Zótov é um burocrata empenhado, mas com muitas e incomodativas dúvidas perante o avanço do exército alemão, durante a II Guerra Mundial. O colectivo impõe a (auto) censura ao indivíduo.
Zótov repete, para afastar o sentimento de culpa e o medo, versos ouvidos:
«Se a causa de Lenine assim morrer/ para que continuo eu a viver?» (pág. 74)
Ele não fala nem quer pensar. É uma tortura silenciosa. O sentido da sua vida está dependente da sua utilidade na Revolução. No momento crucial desta ficção, o peso do vínculo ao colectivo irá enfrentar a consciência de Zótov.
Tal como em «A Casa de Matriona», a construção da consciência individual e/ou colectiva é a essência deste texto. Interdependentes, elas são também contraditórias.
A excelência de Soljenítsin percebe-se, inclusivamente, na utilização de estratégias de narração demonstrativas da interrogação sobre os limites da ficção e da veracidade.
O estilo indirecto livre tem as características ideais para a simbiose entre o pensamento do autor, do narrador e personagens.
Soljenítsin utiliza a ficção, a realidade e o biografismo como matéria-prima na construção das suas obras literárias.
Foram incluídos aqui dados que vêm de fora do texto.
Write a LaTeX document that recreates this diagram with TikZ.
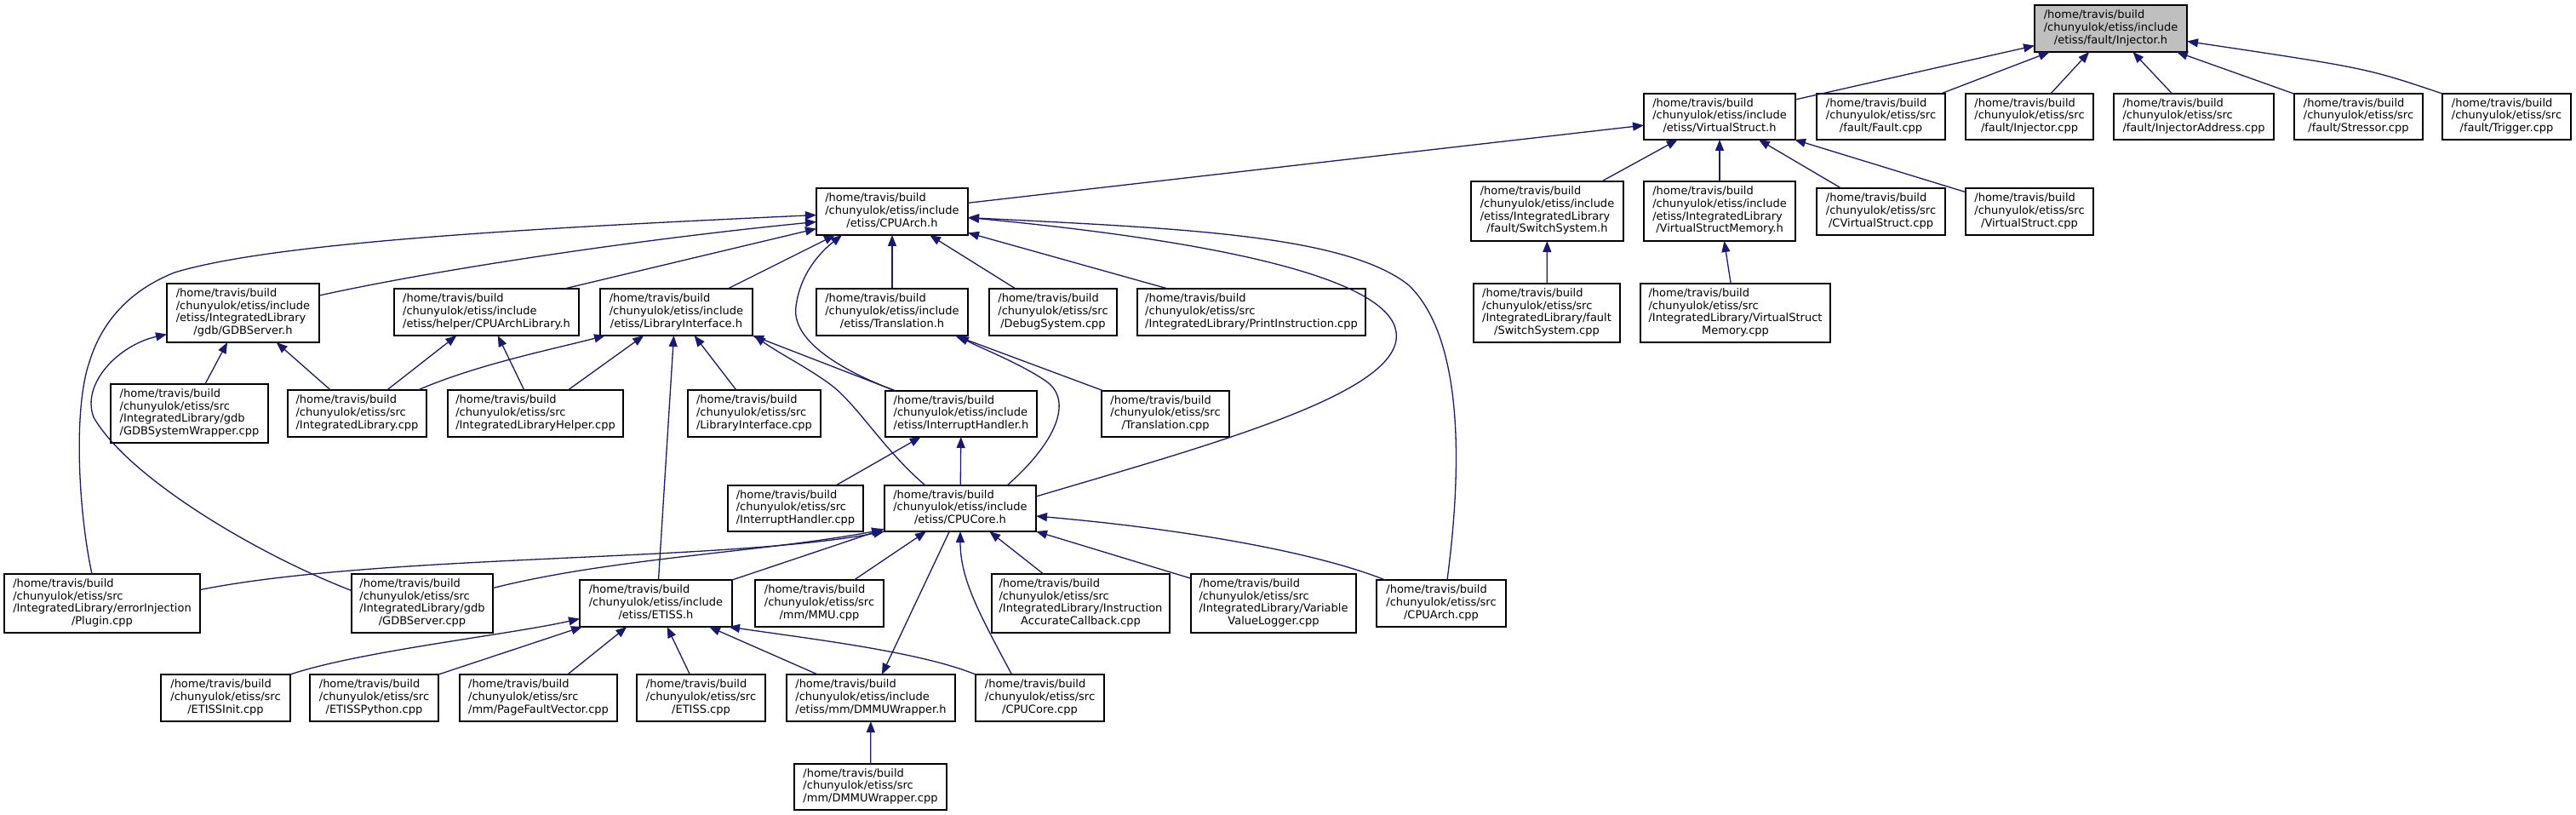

Já o havíamos mencionado, quando escrevemos, no Diário Digital, a crítica literária a «Um Dia na Vida de Ivan Deníssovitch», também da Sextante.
Sobre «A Casa de Matriona», o escritor russo referiu-a como «autobiográfica e autêntica». A autenticidade do episódio contado em «Incidente na Estação de Kotchtovka» é destacada, também. Os acontecimentos narrados aconteceram em 1941 e foram noticiados nos jornais Nóvi Mir e Outubro.
Soljenítsin interroga, mesmo que não seja a sua principal intenção, as fronteiras entre a realidade e a ficção, entre o que é o facto e a respectiva interpretação /recriação. As palavras são a sua pele marcada com as cicatrizes do totalitarismo.